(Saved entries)
——————
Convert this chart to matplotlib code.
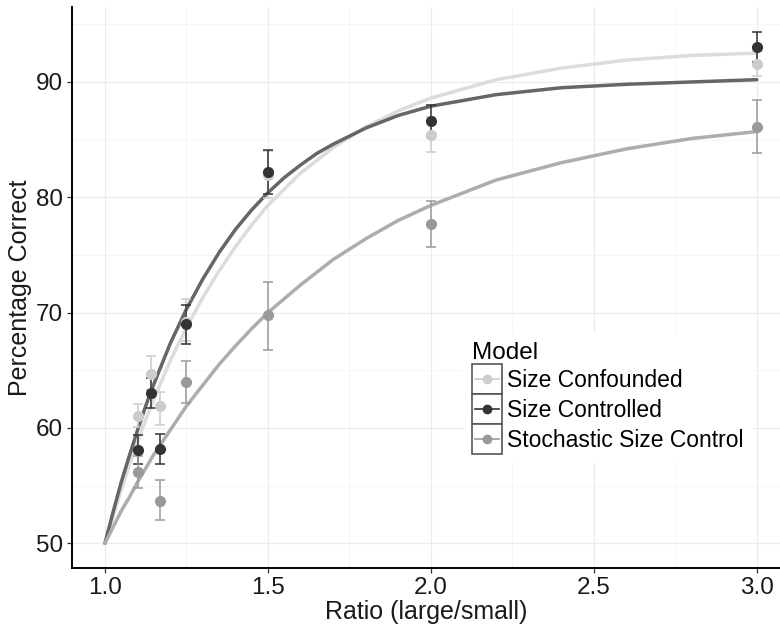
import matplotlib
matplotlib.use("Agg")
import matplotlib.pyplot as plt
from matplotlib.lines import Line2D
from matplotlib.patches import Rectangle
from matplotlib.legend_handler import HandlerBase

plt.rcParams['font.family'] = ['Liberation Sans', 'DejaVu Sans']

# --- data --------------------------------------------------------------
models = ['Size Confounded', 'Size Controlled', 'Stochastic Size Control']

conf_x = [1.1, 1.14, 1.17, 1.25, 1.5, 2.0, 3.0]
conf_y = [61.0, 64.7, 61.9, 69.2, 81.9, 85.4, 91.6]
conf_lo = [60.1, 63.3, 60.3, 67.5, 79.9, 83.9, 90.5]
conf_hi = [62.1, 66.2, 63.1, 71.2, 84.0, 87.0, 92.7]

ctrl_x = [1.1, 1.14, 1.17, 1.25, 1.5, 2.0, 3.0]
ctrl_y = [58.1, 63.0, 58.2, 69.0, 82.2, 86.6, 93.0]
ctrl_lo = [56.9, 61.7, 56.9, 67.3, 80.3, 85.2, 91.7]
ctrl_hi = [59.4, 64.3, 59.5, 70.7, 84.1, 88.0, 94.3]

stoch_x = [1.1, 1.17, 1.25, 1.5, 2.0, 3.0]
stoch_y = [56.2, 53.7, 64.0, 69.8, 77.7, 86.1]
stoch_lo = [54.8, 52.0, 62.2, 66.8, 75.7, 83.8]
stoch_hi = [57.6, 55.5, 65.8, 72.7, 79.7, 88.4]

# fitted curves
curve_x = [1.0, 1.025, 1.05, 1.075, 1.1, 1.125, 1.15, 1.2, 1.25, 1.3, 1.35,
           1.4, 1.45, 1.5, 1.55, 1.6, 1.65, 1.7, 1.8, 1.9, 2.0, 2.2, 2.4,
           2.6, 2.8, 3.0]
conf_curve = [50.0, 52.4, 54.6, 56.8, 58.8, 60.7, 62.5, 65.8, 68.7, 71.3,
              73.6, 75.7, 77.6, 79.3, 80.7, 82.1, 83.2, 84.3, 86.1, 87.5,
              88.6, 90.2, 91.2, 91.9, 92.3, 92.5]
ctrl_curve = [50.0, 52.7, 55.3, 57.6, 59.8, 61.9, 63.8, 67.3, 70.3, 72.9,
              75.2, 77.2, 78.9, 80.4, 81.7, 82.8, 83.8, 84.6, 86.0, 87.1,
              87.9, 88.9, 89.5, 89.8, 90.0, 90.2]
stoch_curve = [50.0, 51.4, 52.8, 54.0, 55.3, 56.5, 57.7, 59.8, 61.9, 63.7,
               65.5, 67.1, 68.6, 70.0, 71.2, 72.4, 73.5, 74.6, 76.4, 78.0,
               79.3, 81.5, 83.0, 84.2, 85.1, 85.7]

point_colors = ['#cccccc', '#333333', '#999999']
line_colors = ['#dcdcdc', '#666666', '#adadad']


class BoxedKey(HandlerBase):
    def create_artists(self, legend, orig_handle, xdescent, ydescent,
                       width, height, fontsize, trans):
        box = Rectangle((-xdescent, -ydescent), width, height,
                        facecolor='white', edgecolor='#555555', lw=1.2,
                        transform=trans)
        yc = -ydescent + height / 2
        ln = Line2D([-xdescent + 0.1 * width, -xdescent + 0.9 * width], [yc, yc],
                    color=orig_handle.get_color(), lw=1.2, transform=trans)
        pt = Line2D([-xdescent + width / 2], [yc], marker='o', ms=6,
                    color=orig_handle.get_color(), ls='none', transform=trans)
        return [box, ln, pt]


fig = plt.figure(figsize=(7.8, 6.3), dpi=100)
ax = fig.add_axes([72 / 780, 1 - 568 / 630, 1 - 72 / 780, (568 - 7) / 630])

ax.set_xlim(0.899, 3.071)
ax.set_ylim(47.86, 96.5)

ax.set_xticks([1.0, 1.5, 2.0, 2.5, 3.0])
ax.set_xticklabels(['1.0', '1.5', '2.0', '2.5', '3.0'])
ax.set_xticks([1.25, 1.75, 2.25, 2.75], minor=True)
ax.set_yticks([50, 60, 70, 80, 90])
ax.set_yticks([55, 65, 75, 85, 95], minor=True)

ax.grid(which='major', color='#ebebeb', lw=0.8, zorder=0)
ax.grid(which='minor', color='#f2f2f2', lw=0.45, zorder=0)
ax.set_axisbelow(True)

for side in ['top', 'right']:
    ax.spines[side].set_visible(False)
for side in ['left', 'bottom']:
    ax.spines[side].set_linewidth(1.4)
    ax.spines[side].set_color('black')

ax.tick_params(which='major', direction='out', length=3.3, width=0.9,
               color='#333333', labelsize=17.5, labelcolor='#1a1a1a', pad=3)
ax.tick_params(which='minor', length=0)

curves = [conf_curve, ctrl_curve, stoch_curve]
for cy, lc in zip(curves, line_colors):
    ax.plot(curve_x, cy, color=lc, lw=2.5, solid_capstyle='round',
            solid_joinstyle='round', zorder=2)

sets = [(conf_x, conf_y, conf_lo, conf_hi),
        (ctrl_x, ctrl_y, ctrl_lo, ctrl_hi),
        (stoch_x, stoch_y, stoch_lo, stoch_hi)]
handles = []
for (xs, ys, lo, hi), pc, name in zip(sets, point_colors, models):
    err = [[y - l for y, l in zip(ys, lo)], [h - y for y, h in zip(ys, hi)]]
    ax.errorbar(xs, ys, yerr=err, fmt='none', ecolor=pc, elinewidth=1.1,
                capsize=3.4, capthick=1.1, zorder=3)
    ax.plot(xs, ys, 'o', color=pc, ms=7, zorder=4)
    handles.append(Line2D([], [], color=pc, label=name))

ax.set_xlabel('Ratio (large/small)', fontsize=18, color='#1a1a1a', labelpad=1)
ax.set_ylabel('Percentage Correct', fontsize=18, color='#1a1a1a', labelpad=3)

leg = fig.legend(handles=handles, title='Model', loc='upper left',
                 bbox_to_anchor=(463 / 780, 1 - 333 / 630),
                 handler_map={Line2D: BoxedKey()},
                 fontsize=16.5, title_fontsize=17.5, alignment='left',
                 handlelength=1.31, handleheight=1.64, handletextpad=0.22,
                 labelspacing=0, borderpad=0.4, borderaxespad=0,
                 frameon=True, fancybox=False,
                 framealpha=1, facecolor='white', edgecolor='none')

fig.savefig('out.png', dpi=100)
——————
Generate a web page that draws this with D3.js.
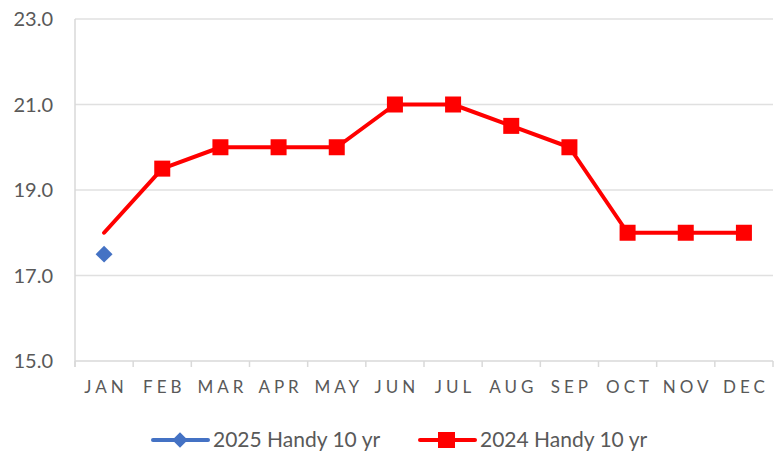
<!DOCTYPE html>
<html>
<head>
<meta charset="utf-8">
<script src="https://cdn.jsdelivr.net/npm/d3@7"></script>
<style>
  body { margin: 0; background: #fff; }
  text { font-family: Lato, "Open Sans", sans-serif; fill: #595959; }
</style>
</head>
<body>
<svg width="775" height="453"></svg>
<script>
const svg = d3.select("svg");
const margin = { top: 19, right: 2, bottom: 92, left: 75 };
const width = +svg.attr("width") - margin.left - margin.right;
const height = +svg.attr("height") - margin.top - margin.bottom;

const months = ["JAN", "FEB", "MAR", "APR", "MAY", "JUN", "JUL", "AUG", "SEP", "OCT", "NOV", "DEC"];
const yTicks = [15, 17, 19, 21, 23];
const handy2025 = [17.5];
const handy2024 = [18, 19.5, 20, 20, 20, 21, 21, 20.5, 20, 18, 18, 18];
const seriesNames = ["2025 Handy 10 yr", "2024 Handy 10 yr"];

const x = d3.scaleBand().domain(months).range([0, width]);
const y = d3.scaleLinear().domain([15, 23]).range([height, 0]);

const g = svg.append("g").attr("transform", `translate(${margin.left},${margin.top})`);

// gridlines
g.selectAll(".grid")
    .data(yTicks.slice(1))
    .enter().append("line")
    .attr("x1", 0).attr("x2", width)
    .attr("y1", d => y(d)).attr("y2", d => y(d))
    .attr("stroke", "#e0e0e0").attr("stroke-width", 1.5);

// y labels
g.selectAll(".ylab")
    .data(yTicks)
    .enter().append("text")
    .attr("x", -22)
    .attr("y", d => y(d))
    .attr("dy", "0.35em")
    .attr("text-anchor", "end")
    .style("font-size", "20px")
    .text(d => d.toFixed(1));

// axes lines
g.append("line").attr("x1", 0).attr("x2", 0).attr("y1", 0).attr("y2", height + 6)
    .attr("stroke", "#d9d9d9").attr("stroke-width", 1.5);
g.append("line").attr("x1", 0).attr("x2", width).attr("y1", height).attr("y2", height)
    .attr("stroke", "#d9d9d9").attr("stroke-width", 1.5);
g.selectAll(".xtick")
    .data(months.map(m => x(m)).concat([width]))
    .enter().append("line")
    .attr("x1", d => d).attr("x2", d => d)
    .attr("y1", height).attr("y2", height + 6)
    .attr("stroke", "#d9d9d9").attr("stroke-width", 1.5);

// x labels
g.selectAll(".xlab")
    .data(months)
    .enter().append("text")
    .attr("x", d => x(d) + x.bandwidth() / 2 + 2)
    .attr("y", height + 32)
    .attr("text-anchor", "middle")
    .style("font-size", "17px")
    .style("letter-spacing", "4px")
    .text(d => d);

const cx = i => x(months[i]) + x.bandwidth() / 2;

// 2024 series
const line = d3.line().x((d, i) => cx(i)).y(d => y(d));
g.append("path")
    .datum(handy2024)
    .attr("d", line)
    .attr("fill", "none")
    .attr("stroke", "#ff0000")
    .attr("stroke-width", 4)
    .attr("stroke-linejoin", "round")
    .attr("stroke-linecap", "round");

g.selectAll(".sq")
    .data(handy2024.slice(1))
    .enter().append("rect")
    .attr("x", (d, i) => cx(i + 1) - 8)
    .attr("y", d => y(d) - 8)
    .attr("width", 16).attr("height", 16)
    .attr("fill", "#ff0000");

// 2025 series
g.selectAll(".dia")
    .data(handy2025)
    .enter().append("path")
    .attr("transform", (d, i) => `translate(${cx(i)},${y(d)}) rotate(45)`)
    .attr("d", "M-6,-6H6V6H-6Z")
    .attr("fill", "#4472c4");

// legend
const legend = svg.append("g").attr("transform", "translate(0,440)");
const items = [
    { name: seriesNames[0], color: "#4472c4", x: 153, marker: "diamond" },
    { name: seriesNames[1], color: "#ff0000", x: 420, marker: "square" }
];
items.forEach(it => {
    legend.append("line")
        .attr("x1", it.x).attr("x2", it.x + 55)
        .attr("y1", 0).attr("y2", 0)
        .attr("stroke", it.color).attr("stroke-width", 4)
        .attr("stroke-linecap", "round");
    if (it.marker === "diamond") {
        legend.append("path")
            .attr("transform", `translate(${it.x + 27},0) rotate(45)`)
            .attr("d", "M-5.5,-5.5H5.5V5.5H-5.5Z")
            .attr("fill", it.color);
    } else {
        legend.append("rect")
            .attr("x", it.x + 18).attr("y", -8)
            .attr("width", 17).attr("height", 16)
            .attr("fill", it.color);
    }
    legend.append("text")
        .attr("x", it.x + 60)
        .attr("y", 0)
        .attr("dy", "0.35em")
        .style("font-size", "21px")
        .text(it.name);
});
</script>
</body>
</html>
——————
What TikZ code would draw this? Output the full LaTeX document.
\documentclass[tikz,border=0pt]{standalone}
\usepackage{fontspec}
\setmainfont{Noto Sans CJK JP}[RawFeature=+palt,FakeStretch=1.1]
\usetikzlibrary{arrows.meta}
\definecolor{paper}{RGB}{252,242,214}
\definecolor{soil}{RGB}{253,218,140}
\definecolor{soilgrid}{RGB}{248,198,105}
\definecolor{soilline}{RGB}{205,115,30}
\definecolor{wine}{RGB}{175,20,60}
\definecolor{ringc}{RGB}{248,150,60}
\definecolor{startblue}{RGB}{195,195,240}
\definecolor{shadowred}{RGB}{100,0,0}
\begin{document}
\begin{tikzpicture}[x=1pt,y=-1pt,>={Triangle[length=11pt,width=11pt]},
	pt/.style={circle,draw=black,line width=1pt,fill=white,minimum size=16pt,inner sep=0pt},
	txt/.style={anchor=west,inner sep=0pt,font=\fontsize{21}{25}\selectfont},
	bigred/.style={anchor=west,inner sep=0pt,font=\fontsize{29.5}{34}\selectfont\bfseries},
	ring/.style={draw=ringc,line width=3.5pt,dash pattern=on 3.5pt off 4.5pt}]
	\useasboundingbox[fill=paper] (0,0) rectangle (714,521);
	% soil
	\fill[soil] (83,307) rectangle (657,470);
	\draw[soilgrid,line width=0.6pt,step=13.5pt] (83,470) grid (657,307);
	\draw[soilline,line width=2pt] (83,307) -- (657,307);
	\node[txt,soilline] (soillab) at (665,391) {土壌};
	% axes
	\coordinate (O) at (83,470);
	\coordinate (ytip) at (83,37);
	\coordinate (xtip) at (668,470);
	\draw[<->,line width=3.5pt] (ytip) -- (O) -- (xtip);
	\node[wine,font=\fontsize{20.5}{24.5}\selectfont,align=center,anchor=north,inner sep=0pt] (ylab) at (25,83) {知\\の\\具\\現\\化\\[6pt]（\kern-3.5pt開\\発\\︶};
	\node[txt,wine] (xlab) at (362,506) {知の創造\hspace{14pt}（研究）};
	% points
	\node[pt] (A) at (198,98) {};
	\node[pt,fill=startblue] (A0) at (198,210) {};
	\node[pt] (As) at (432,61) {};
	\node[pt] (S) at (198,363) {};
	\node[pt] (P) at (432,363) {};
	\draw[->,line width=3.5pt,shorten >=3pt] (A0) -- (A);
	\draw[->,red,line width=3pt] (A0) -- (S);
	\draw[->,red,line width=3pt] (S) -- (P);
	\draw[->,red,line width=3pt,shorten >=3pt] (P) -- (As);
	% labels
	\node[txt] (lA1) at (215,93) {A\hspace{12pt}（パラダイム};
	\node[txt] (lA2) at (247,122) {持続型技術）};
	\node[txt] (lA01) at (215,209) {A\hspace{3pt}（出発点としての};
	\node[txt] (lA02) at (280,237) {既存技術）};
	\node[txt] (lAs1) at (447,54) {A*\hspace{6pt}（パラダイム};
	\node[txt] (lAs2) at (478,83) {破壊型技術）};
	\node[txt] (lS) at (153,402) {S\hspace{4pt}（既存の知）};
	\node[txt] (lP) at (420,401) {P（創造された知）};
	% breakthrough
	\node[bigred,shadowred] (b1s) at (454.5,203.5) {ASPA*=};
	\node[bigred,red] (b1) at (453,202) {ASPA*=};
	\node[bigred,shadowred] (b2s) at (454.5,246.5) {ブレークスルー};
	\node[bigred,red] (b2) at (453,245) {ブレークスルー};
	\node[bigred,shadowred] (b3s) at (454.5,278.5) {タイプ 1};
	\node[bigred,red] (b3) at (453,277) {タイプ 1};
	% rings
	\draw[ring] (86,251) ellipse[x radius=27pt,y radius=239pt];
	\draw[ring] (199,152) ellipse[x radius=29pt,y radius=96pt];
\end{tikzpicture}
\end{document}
——————
● **Problem details**
Copy out the lines in which the string "this" appears.

● **Task solution**
Convert this chart to matplotlib code.
Generate a web page that draws this with D3.js.
What TikZ code would draw this? Output the full LaTeX document.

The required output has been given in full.